Choose one or several ideas that are important to you or start at the top of the list and work your way down. These topics may help you come up with ideas specific to your situation and relationship.

What Do We Need During Grief?

Time alone; and time with others whom you trust and who will listen when you need to talk. Months and years of time to feel and understand the feelings that go along with loss.

Rest, Relaxation, Exercise, Nourishment, Diversion
You may need extra amounts of things you needed before. Hot baths, afternoon naps, a trip, a “cause” to work for to help others – any of these may give you a lift. Grief is an exhausting process emotionally. You need to replenish yourself. Follow what feels healing to you and what connects you to the people and things you love.
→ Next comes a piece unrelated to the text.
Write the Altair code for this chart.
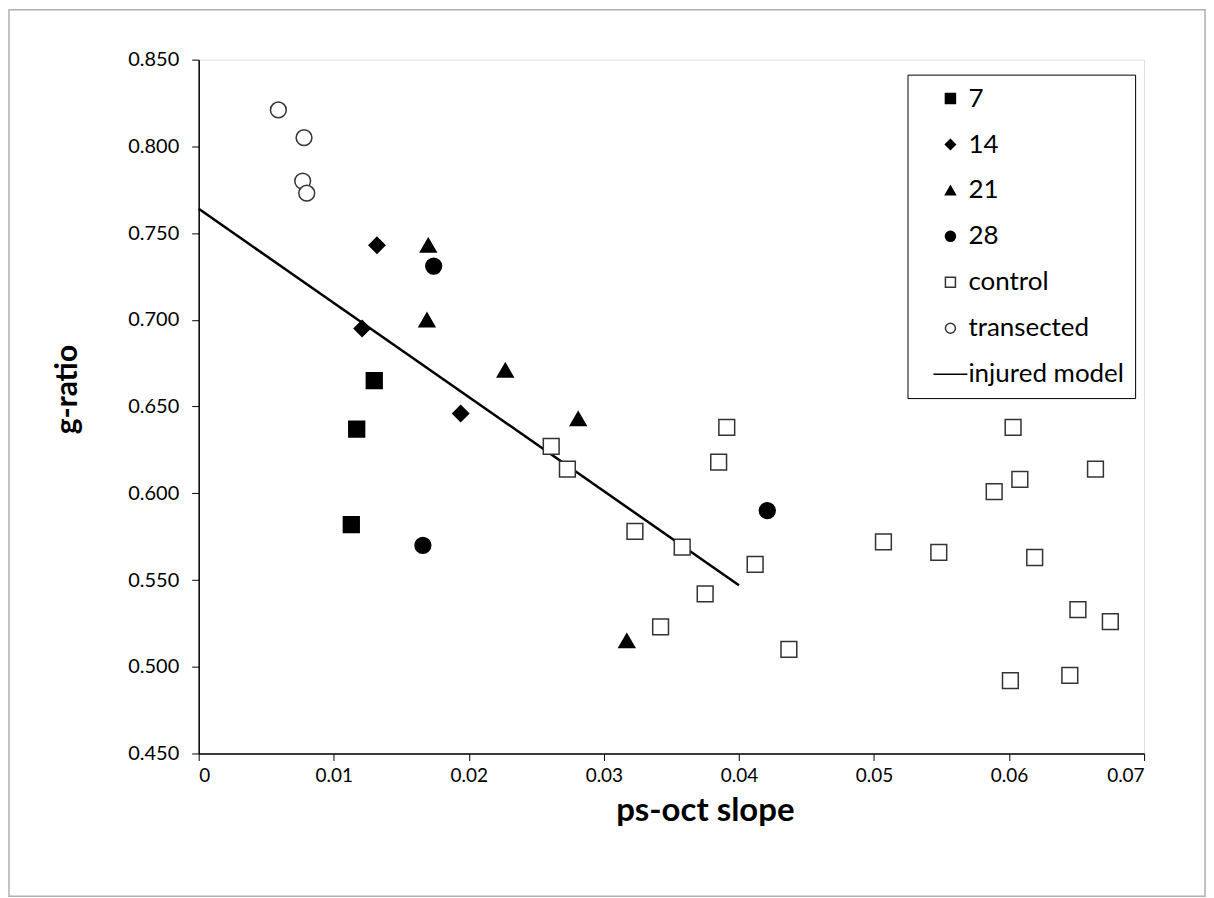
import altair as alt
import pandas as pd

# ---- data ----
groups = ["7", "14", "21", "28", "control", "transected", "injured model"]

x_7 = [0.0113, 0.0117, 0.0130]
y_7 = [0.582, 0.637, 0.665]

x_14 = [0.0121, 0.0132, 0.0194]
y_14 = [0.695, 0.743, 0.646]

x_21 = [0.0170, 0.0169, 0.0227, 0.0281, 0.0317]
y_21 = [0.743, 0.700, 0.671, 0.643, 0.515]

x_28 = [0.0174, 0.0166, 0.0421]
y_28 = [0.731, 0.570, 0.590]

x_control = [0.0261, 0.0273, 0.0391, 0.0385, 0.0323, 0.0358, 0.0412, 0.0375,
             0.0342, 0.0437, 0.0603, 0.0664, 0.0608, 0.0589, 0.0507, 0.0548,
             0.0619, 0.0651, 0.0675, 0.0645, 0.0601]
y_control = [0.627, 0.614, 0.638, 0.618, 0.578, 0.569, 0.559, 0.542,
             0.523, 0.510, 0.638, 0.614, 0.608, 0.601, 0.572, 0.566,
             0.563, 0.533, 0.526, 0.495, 0.492]

x_trans = [0.0059, 0.0078, 0.0077, 0.0080]
y_trans = [0.821, 0.805, 0.780, 0.773]

line_x = [0.0, 0.0400]
line_y = [0.764, 0.547]

x_ticks = [0, 0.01, 0.02, 0.03, 0.04, 0.05, 0.06, 0.07]
y_ticks = [0.45, 0.50, 0.55, 0.60, 0.65, 0.70, 0.75, 0.80, 0.85]

# ---- tables ----
rows = []
for g, xs, ys in [("7", x_7, y_7), ("14", x_14, y_14), ("21", x_21, y_21),
                  ("28", x_28, y_28), ("control", x_control, y_control),
                  ("transected", x_trans, y_trans)]:
    for a, b in zip(xs, ys):
        rows.append({"x": a, "y": b, "group": g})
pts = pd.DataFrame(rows)
line_df = pd.DataFrame({"x": line_x, "y": line_y})

FONT = "Lato"
W, H = 947, 695

xscale = alt.Scale(domain=[0, 0.07], nice=False, zero=False)
yscale = alt.Scale(domain=[0.45, 0.85], nice=False, zero=False)

shapes = ["square", "diamond", "triangle-up", "circle", "square", "circle",
          "M-3.4,0L3.4,0"]
fills = ["black", "black", "black", "black", "white", "white", "transparent"]
strokes = ["black", "black", "black", "black", "#333333", "#333333", "black"]

legend = alt.Legend(
    title=None, orient="none", legendX=710, legendY=15,
    strokeColor="black", fillColor="white", padding=11,
    labelFont=FONT, labelFontSize=26, labelColor="black",
    symbolSize=100, symbolStrokeWidth=1.5, symbolOffset=19,
    rowPadding=20, labelOffset=5,
)

x_axis = alt.Axis(
    values=x_ticks, format="~f", title="ps-oct slope", grid=False,
    labelFont=FONT, labelFontSize=19, labelColor="black", labelPadding=6,
    tickSize=7, tickColor="black", domainColor="black", domainWidth=1.5,
    titleFont=FONT, titleFontSize=33, titleFontWeight="bold", titleColor="black",
    titleX=507, titleY=57, titleBaseline="middle", titleAlign="center",
)
y_axis = alt.Axis(
    values=y_ticks, format=".3f", title="g-ratio", grid=False,
    labelFont=FONT, labelFontSize=20, labelColor="black", labelPadding=13,
    tickSize=7, tickColor="black", domainColor="black", domainWidth=1.5,
    titleFont=FONT, titleFontSize=30, titleFontWeight="bold", titleColor="black",
    titleX=-131, titleY=330, titleBaseline="middle", titleAlign="center",
    titleAngle=270,
)

points = alt.Chart(pts).mark_point(filled=True, size=250, strokeWidth=1.5, opacity=1).encode(
    x=alt.X("x:Q", scale=xscale, axis=x_axis),
    y=alt.Y("y:Q", scale=yscale, axis=y_axis),
    shape=alt.Shape("group:N", scale=alt.Scale(domain=groups, range=shapes), legend=legend),
    fill=alt.Fill("group:N", scale=alt.Scale(domain=groups, range=fills), legend=legend),
    stroke=alt.Stroke("group:N", scale=alt.Scale(domain=groups, range=strokes), legend=legend),
)

model = alt.Chart(line_df).mark_line(color="black", strokeWidth=2.5).encode(
    x=alt.X("x:Q", scale=xscale),
    y=alt.Y("y:Q", scale=yscale),
)

frame = alt.Chart(pd.DataFrame({"a": [0]})).mark_rect(
    fill="transparent", stroke="#b0b0b0", strokeWidth=1.5
).encode(
    x=alt.value(-190), x2=alt.value(1008), y=alt.value(-50), y2=alt.value(838)
)

chart = alt.layer(frame, model, points).properties(
    width=W, height=H, padding=0
).configure_view(
    stroke="#222222", strokeWidth=1.5
).configure(background="white")

chart.save("out.html", embed_options={"renderer": "svg", "actions": False})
Try to reduce stress or find help for financial and other stresses in your life. Allow yourself to be close to those you trust. Getting back into a routine helps. You may need to replenish yourself to do things at your own pace.

You may find hope and comfort from those who have experienced a similar loss. Knowing some things that helped them, and realizing that they have recovered and time does help may give you hope that sometime in the future your grief will be less raw and painful.

Try to allow yourself to accept the expressions of caring from others. They may give you hope that sometime in the future your grief will be less raw and painful.

For a while, it will seem that much of life is without meaning. At times like these, small goals are helpful. Something to look forward to, like playing tennis with a friend next week, a movie tomorrow night, a trip next month helps you get through the time in the immediate future. Living one day at a time is the rule of thumb. At first, don’t be surprised if your enjoyment of these things is not the same. This is normal. As time passes you may need to work on some longer-range goals to give some structure and direction to your life. You may need guidance or counseling to help with this.

Small Pleasures
Do not underestimate the healing effects of small pleasures when you are ready. Sunsets, a walk in the woods, a favorite food – all are small steps towards regaining your pleasure in life itself.